● GIVEN EXERCISE: Starting with the first line of the data below, copy each line up to and including the one containing "var wallTop = 65, wallBottom = 515;". Pictures stay out.

++++++++++++++++++++

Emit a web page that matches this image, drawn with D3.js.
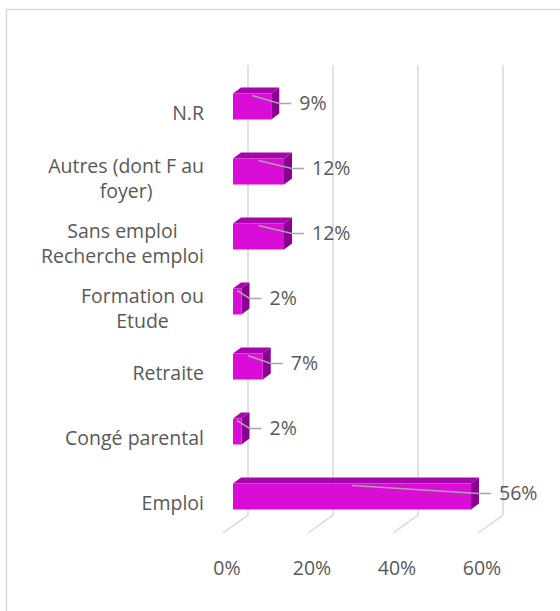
<!DOCTYPE html>
<html>
<head>
  <meta charset="utf-8">
  <script src="https://d3js.org/d3.v7.min.js"></script>
  <style>
    body { margin: 0; padding: 0; background: #fff; }
    #chart { width: 560px; height: 611px; }
    .lbl { font-family: "Open Sans", "Noto Sans", sans-serif; font-size: 19.5px; fill: #595959; }
  </style>
</head>
<body>
  <div id="chart"></div>
  <script>
    // data, top to bottom as shown
    var categories = ["N.R", "Autres (dont F au\nfoyer)", "Sans emploi\nRecherche emploi",
                      "Formation ou\nEtude", "Retraite", "Congé parental", "Emploi"];
    var values = [9, 12, 12, 2, 7, 2, 56];
    var ticks = [0, 20, 40, 60];

    var width = 560, height = 611;
    var wallTop = 65, wallBottom = 515;

    // 3d offsets (px): floor depth, bar front face, bar back face
    var floorD = {dx: -25, dy: 18};
    var front = {dx: -15, dy: 11};
    var back = {dx: -7, dy: 5};

    var svg = d3.select("#chart").append("svg")
      .attr("width", width)
      .attr("height", height);

    // chart frame
    svg.append("rect")
      .attr("x", 6.5).attr("y", 9.5)
      .attr("width", 600).attr("height", 700)
      .attr("fill", "none")
      .attr("stroke", "#d9d9d9")
      .attr("stroke-width", 1.5);

    var x = d3.scaleLinear().domain([0, 60]).range([248, 503]);
    var y = d3.scaleBand().domain(categories).range([63, 518])
      .paddingInner(0.6).paddingOuter(0.3);

    // back wall gridlines + floor lines
    var grid = svg.append("g");
    ticks.forEach(function(t) {
      grid.append("polyline")
        .attr("points", [[x(t), wallTop], [x(t), wallBottom], [x(t) + floorD.dx, wallBottom + floorD.dy]].join(" "))
        .attr("fill", "none")
        .attr("stroke", "#d9d9d9")
        .attr("stroke-width", 1.5);
    });

    svg.append("g").selectAll("text")
      .data(ticks)
      .enter().append("text")
        .attr("class", "lbl")
        .attr("x", function(d) { return x(d) - 21; })
        .attr("y", 568)
        .attr("dy", "0.35em")
        .attr("text-anchor", "middle")
        .text(function(d) { return d + "%"; });

    // bars
    var bars = svg.append("g").selectAll("g")
      .data(categories)
      .enter().append("g");

    function pts(arr) { return arr.map(function(p) { return p.join(","); }).join(" "); }

    bars.each(function(c, i) {
      var g = d3.select(this);
      var v = values[i];
      var x0 = x(0), x1 = x(v);
      var top = y(c), bot = y(c) + y.bandwidth();
      var fx0 = x0 + front.dx, fx1 = x1 + front.dx, ft = top + front.dy, fb = bot + front.dy;
      var bx1 = x1 + back.dx, bx0 = x0 + back.dx, bt = top + back.dy, bb = bot + back.dy;
      // top face
      g.append("polygon")
        .attr("points", pts([[fx0, ft], [fx1, ft], [bx1, bt], [bx0, bt]]))
        .attr("fill", "#a805ad");
      // side face
      g.append("polygon")
        .attr("points", pts([[fx1, ft], [bx1, bt], [bx1, bb], [fx1, fb]]))
        .attr("fill", "#8a0090");
      // front face
      g.append("rect")
        .attr("x", fx0).attr("y", ft)
        .attr("width", fx1 - fx0).attr("height", fb - ft)
        .attr("fill", "#da0cd8");

      // value label with leader line
      var lx = fx1 + 28;
      var ly = (ft + fb) / 2 - 3;
      var sx = (fx0 + fx1) / 2, sy = ft + 2;
      var ex = Math.max(sx, lx - 20);
      g.append("polyline")
        .attr("points", pts([[sx, sy], [ex, ly], [lx - 8, ly]]))
        .attr("fill", "none")
        .attr("stroke", "#a6a6a6")
        .attr("stroke-width", 1.5);
      g.append("text")
        .attr("class", "lbl")
        .attr("x", lx).attr("y", ly)
        .attr("dy", "0.35em")
        .text(v + "%");

      // category label: block right aligned, lines centered in block
      var lines = c.split("\n");
      var lh = 25;
      var cy = (ft + fb) / 2 + 7;
      var t = svg.append("text")
        .attr("class", "lbl")
        .attr("text-anchor", "middle");
      var spans = lines.map(function(s, k) {
        return t.append("tspan")
          .attr("y", cy + (k - (lines.length - 1) / 2) * lh)
          .attr("dy", "0.35em")
          .text(s);
      });
      var w = d3.max(spans, function(s) { return s.node().getComputedTextLength(); });
      spans.forEach(function(s) { s.attr("x", 204 - w / 2); });
    });
  </script>
</body>
</html>
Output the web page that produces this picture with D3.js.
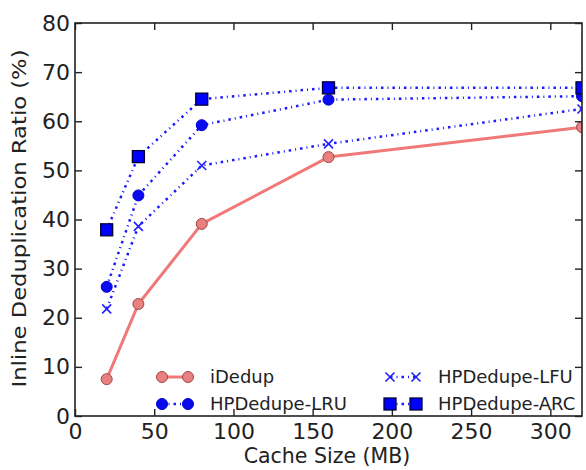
<!DOCTYPE html>
<head>
    <meta charset="UTF-8" />
    <style>
        body { margin: 0; padding: 0; background: #fff; }
        svg { display: block; font-family: "DejaVu Sans", sans-serif; }
    </style>
    <title>Inline Deduplication Ratio</title>
</head>
<svg width="586" height="470"></svg>
<script src="https://cdn.jsdelivr.net/npm/d3@7"></script>
<script>
    // data
    var cacheSizes = [20, 40, 80, 160, 320];
    var iDedup = [7.5, 22.8, 39.1, 52.7, 58.8];
    var lru = [26.3, 44.9, 59.2, 64.4, 65.1];
    var lfu = [21.8, 38.6, 51.0, 55.4, 62.5];
    var arc = [37.9, 52.8, 64.5, 66.8, 66.8];
    var seriesNames = ["iDedup", "HPDedupe-LRU", "HPDedupe-LFU", "HPDedupe-ARC"];
    var xTicks = [0, 50, 100, 150, 200, 250, 300];
    var yTicks = [0, 10, 20, 30, 40, 50, 60, 70, 80];

    var svg = d3.select("svg");
    // note: "top" is taken by window.top, so plot edges get a prefix
    var pLeft = 75, pRight = 582, pTop = 23, pBottom = 416;

    var x = d3.scaleLinear().domain([0, 320]).range([pLeft, pRight]);
    var y = d3.scaleLinear().domain([0, 80]).range([pBottom, pTop]);

    var series = [
        { name: seriesNames[0], values: iDedup, stroke: "#f07878", width: 3, dash: null, marker: "circle", fill: "#e88080", edge: "#a04848" },
        { name: seriesNames[1], values: lru, stroke: "#1a1aff", width: 2.5, dash: "2.5,4,1,4", marker: "circle", fill: "#0a0aee", edge: "#0000cc" },
        { name: seriesNames[2], values: lfu, stroke: "#1a1aff", width: 2.5, dash: "2.5,4,1,4", marker: "x", fill: "none", edge: "#2020ff" },
        { name: seriesNames[3], values: arc, stroke: "#1a1aff", width: 2.5, dash: "2.5,4,1,4", marker: "square", fill: "#0000ff", edge: "#000033" }
    ];

    svg.append("clipPath").attr("id", "plot")
        .append("rect").attr("x", pLeft).attr("y", pTop)
        .attr("width", pRight - pLeft).attr("height", pBottom - pTop);

    var plot = svg.append("g").attr("clip-path", "url(#plot)");

    var line = d3.line().x(d => x(d[0])).y(d => y(d[1]));

    function drawMarker(g, type, cx, cy, s) {
        if (type === "circle") {
            g.append("circle").attr("cx", cx).attr("cy", cy).attr("r", 5.5 * s)
                .attr("fill", g.datum().fill).attr("stroke", g.datum().edge).attr("stroke-width", 1);
        } else if (type === "square") {
            var h = 6 * s;
            g.append("rect").attr("x", cx - h).attr("y", cy - h)
                .attr("width", 2 * h).attr("height", 2 * h)
                .attr("fill", g.datum().fill).attr("stroke", g.datum().edge).attr("stroke-width", 1.3);
        } else {
            var r = 4.5 * s;
            g.append("path")
                .attr("d", `M${cx - r},${cy - r}L${cx + r},${cy + r}M${cx - r},${cy + r}L${cx + r},${cy - r}`)
                .attr("stroke", g.datum().edge).attr("stroke-width", 1.6).attr("fill", "none");
        }
    }

    series.forEach(function (s) {
        var pts = cacheSizes.map((c, i) => [c, s.values[i]]);
        plot.append("path")
            .attr("d", line(pts))
            .attr("fill", "none")
            .attr("stroke", s.stroke)
            .attr("stroke-width", s.width)
            .attr("stroke-dasharray", s.dash)
            .attr("stroke-linejoin", "round");
        var mg = plot.append("g").datum(s);
        pts.forEach(p => drawMarker(mg, s.marker, x(p[0]), y(p[1]), 1));
    });

    // frame
    svg.append("rect").attr("x", pLeft).attr("y", pTop)
        .attr("width", pRight - pLeft).attr("height", pBottom - pTop)
        .attr("fill", "none").attr("stroke", "#222").attr("stroke-width", 1.6);

    // inward ticks on all four sides
    var xAxisB = d3.axisBottom(x).tickValues(xTicks).tickSizeInner(-7).tickSizeOuter(0).tickPadding(7);
    var xAxisT = d3.axisTop(x).tickValues(xTicks).tickSizeInner(-7).tickSizeOuter(0).tickFormat("");
    var yAxisL = d3.axisLeft(y).tickValues(yTicks).tickSizeInner(-7).tickSizeOuter(0).tickPadding(5);
    var yAxisR = d3.axisRight(y).tickValues(yTicks).tickSizeInner(-7).tickSizeOuter(0).tickFormat("");

    function styleAxis(g) {
        g.select(".domain").remove();
        g.selectAll(".tick line").attr("stroke", "#222").attr("stroke-width", 1.4);
        g.selectAll(".tick text").attr("fill", "#222").style("font-size", "22px")
            .style("font-family", "DejaVu Sans, sans-serif");
    }

    svg.append("g").attr("transform", `translate(0,${pBottom})`).call(xAxisB).call(styleAxis);
    svg.append("g").attr("transform", `translate(0,${pTop})`).call(xAxisT).call(styleAxis);
    svg.append("g").attr("transform", `translate(${pLeft},0)`).call(yAxisL).call(styleAxis);
    svg.append("g").attr("transform", `translate(${pRight},0)`).call(yAxisR).call(styleAxis);

    // axis titles
    svg.append("text")
        .attr("x", 327).attr("y", 463)
        .attr("text-anchor", "middle")
        .attr("fill", "#222")
        .style("font-size", "20.5px")
        .text("Cache Size (MB)");

    svg.append("text")
        .attr("transform", "translate(26,218.5) rotate(-90)")
        .attr("text-anchor", "middle")
        .attr("fill", "#222")
        .attr("textLength", 338)
        .attr("lengthAdjust", "spacingAndGlyphs")
        .style("font-size", "20px")
        .text("Inline Deduplication Ratio (%)");

    // legend, two columns
    var legendPos = [[158, 377], [158, 404], [386, 377], [386, 404]];
    series.forEach(function (s, i) {
        var lx = legendPos[i][0], ly = legendPos[i][1];
        var g = svg.append("g").datum(s);
        g.append("line").attr("x1", lx + 4).attr("x2", lx + 30).attr("y1", ly).attr("y2", ly)
            .attr("stroke", s.stroke).attr("stroke-width", s.width).attr("stroke-dasharray", s.dash);
        drawMarker(g, s.marker, lx + 4, ly, 1);
        drawMarker(g, s.marker, lx + 30, ly, 1);
        g.append("text").attr("x", lx + 52).attr("y", ly).attr("dy", "0.35em")
            .attr("fill", "#222").style("font-size", "18px").text(s.name);
    });
</script>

++++++++++++++++++++

● EXERCISE OUTPUT:
Emit a web page that matches this image, drawn with D3.js.
<!DOCTYPE html>
<html>
<head>
  <meta charset="utf-8">
  <script src="https://d3js.org/d3.v7.min.js"></script>
  <style>
    body { margin: 0; padding: 0; background: #fff; }
    #chart { width: 560px; height: 611px; }
    .lbl { font-family: "Open Sans", "Noto Sans", sans-serif; font-size: 19.5px; fill: #595959; }
  </style>
</head>
<body>
  <div id="chart"></div>
  <script>
    // data, top to bottom as shown
    var categories = ["N.R", "Autres (dont F au\nfoyer)", "Sans emploi\nRecherche emploi",
                      "Formation ou\nEtude", "Retraite", "Congé parental", "Emploi"];
    var values = [9, 12, 12, 2, 7, 2, 56];
    var ticks = [0, 20, 40, 60];

    var width = 560, height = 611;
    var wallTop = 65, wallBottom = 515;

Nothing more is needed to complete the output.